▶ _Dataset extract_
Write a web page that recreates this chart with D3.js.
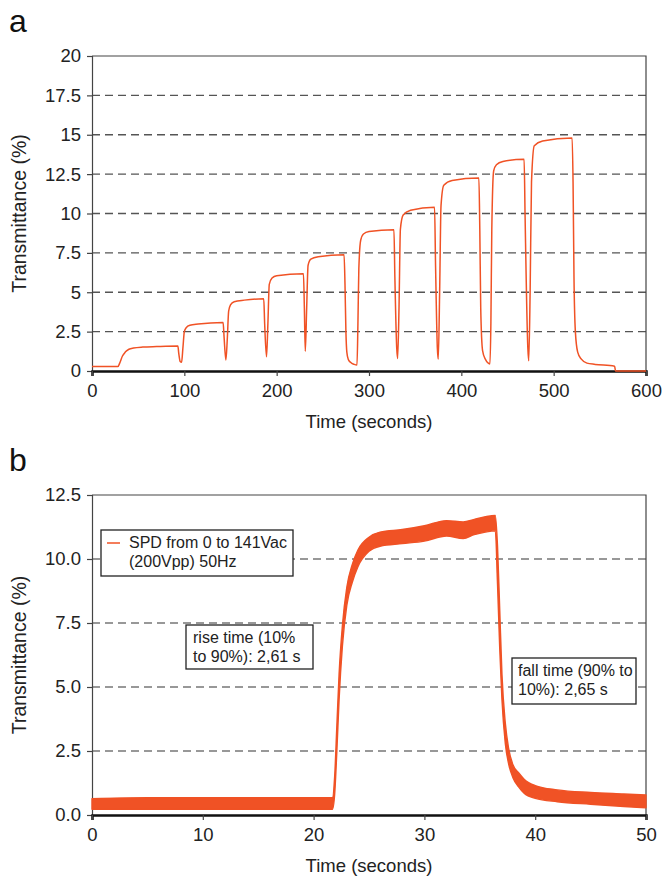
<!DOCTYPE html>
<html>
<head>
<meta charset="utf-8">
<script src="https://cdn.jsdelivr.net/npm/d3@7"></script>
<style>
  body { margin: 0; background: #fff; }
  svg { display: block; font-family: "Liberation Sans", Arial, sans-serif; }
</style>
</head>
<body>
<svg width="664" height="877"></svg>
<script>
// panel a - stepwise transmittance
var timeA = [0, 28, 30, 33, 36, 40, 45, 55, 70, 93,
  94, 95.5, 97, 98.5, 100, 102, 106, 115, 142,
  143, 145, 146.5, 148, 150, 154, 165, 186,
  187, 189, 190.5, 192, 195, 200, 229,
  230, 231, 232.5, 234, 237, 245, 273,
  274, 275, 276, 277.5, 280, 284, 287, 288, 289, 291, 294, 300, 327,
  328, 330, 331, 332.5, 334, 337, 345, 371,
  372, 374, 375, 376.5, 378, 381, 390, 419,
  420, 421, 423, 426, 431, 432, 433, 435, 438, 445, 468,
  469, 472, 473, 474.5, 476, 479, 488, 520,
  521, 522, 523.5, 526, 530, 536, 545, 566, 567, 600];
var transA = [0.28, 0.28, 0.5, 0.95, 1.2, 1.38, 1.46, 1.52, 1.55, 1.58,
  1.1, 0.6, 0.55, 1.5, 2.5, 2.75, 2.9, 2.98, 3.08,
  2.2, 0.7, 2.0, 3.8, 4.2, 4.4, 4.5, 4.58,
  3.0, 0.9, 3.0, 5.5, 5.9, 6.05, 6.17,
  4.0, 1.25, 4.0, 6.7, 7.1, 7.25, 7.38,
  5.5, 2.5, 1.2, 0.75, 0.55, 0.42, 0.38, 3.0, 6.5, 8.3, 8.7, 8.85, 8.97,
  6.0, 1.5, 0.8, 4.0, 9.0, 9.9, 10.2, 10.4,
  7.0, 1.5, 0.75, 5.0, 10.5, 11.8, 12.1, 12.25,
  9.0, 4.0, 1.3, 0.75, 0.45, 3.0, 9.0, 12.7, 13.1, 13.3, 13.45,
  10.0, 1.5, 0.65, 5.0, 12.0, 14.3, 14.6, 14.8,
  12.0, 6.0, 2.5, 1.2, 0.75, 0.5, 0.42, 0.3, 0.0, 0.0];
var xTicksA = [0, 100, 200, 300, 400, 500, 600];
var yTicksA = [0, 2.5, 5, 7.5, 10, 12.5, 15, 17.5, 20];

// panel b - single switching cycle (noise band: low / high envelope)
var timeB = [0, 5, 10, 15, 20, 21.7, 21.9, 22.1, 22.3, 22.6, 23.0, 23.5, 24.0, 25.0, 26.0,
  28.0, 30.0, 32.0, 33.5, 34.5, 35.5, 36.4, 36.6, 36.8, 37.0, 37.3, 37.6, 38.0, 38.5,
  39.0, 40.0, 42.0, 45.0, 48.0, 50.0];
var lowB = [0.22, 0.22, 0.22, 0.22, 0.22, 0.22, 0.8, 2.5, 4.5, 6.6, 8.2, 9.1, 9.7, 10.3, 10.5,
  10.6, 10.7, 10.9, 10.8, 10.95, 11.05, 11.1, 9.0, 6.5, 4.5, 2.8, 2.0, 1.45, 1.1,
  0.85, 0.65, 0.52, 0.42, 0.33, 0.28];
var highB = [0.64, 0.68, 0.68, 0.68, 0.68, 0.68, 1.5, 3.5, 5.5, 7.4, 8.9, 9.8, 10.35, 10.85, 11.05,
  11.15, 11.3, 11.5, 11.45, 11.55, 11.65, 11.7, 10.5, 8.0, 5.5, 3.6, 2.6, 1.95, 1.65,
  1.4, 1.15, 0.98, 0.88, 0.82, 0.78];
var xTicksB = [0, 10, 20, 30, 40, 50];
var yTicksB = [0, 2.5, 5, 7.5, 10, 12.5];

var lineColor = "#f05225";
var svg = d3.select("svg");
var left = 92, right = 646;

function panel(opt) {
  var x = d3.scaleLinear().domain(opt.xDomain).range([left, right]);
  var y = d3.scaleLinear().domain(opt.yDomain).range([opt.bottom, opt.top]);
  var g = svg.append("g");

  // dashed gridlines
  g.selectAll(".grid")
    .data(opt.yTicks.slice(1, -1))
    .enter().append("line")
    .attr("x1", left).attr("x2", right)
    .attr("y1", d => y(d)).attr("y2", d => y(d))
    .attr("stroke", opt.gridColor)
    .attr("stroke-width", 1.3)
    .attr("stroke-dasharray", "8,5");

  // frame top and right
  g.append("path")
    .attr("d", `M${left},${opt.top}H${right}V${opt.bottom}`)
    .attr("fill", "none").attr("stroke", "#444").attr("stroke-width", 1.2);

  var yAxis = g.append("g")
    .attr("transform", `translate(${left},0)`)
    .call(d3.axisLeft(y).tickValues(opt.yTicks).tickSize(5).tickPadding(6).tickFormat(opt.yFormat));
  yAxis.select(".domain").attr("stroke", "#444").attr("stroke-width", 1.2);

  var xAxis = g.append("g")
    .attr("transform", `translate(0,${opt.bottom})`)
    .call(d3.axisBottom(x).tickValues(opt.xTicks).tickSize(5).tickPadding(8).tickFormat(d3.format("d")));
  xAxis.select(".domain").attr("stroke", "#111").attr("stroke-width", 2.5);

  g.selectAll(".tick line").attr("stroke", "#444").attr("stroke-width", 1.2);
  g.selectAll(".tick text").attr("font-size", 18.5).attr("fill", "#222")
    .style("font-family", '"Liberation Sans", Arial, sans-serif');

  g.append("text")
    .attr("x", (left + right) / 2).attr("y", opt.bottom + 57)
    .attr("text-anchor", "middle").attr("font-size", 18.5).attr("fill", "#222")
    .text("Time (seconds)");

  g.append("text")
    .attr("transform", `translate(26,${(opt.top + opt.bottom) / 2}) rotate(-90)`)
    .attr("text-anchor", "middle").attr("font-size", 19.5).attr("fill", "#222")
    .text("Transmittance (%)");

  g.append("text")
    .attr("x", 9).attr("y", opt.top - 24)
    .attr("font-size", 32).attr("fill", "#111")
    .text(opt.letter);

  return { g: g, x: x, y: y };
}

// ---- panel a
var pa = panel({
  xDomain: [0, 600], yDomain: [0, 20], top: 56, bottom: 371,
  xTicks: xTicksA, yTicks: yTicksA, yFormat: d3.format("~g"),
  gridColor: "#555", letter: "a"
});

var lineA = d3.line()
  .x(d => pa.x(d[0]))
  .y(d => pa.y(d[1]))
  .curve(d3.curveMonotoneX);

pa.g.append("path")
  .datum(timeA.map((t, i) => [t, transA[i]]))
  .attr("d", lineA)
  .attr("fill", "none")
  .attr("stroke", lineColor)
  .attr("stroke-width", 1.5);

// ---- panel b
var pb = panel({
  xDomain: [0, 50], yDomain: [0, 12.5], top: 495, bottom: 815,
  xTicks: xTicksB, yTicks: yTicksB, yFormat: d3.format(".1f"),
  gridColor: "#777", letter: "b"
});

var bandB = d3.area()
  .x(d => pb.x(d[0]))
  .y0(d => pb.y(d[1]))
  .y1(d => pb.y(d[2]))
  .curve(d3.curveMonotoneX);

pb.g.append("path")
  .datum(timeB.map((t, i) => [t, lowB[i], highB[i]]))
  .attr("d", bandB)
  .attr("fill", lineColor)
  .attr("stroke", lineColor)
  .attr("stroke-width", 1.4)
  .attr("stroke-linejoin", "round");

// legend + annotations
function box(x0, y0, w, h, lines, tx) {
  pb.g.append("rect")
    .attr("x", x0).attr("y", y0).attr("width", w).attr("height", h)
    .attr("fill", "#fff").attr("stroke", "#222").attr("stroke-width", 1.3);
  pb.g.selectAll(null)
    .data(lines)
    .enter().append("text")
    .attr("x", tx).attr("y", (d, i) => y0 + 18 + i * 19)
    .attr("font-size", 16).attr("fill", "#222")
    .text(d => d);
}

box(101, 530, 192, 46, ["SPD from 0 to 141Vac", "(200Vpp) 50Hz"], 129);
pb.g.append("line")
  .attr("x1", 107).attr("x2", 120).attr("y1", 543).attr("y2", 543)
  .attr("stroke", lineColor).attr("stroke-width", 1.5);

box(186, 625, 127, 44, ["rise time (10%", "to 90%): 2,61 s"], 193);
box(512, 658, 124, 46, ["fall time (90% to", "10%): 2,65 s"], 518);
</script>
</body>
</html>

▶ _Challenge_
Copy nothing but the lines from the first one in the listing through the line with "15, 17.5, 20];", and omit the pictures.

▶ _Response below_
Write a web page that recreates this chart with D3.js.
<!DOCTYPE html>
<html>
<head>
<meta charset="utf-8">
<script src="https://cdn.jsdelivr.net/npm/d3@7"></script>
<style>
  body { margin: 0; background: #fff; }
  svg { display: block; font-family: "Liberation Sans", Arial, sans-serif; }
</style>
</head>
<body>
<svg width="664" height="877"></svg>
<script>
// panel a - stepwise transmittance
var timeA = [0, 28, 30, 33, 36, 40, 45, 55, 70, 93,
  94, 95.5, 97, 98.5, 100, 102, 106, 115, 142,
  143, 145, 146.5, 148, 150, 154, 165, 186,
  187, 189, 190.5, 192, 195, 200, 229,
  230, 231, 232.5, 234, 237, 245, 273,
  274, 275, 276, 277.5, 280, 284, 287, 288, 289, 291, 294, 300, 327,
  328, 330, 331, 332.5, 334, 337, 345, 371,
  372, 374, 375, 376.5, 378, 381, 390, 419,
  420, 421, 423, 426, 431, 432, 433, 435, 438, 445, 468,
  469, 472, 473, 474.5, 476, 479, 488, 520,
  521, 522, 523.5, 526, 530, 536, 545, 566, 567, 600];
var transA = [0.28, 0.28, 0.5, 0.95, 1.2, 1.38, 1.46, 1.52, 1.55, 1.58,
  1.1, 0.6, 0.55, 1.5, 2.5, 2.75, 2.9, 2.98, 3.08,
  2.2, 0.7, 2.0, 3.8, 4.2, 4.4, 4.5, 4.58,
  3.0, 0.9, 3.0, 5.5, 5.9, 6.05, 6.17,
  4.0, 1.25, 4.0, 6.7, 7.1, 7.25, 7.38,
  5.5, 2.5, 1.2, 0.75, 0.55, 0.42, 0.38, 3.0, 6.5, 8.3, 8.7, 8.85, 8.97,
  6.0, 1.5, 0.8, 4.0, 9.0, 9.9, 10.2, 10.4,
  7.0, 1.5, 0.75, 5.0, 10.5, 11.8, 12.1, 12.25,
  9.0, 4.0, 1.3, 0.75, 0.45, 3.0, 9.0, 12.7, 13.1, 13.3, 13.45,
  10.0, 1.5, 0.65, 5.0, 12.0, 14.3, 14.6, 14.8,
  12.0, 6.0, 2.5, 1.2, 0.75, 0.5, 0.42, 0.3, 0.0, 0.0];
var xTicksA = [0, 100, 200, 300, 400, 500, 600];
var yTicksA = [0, 2.5, 5, 7.5, 10, 12.5, 15, 17.5, 20];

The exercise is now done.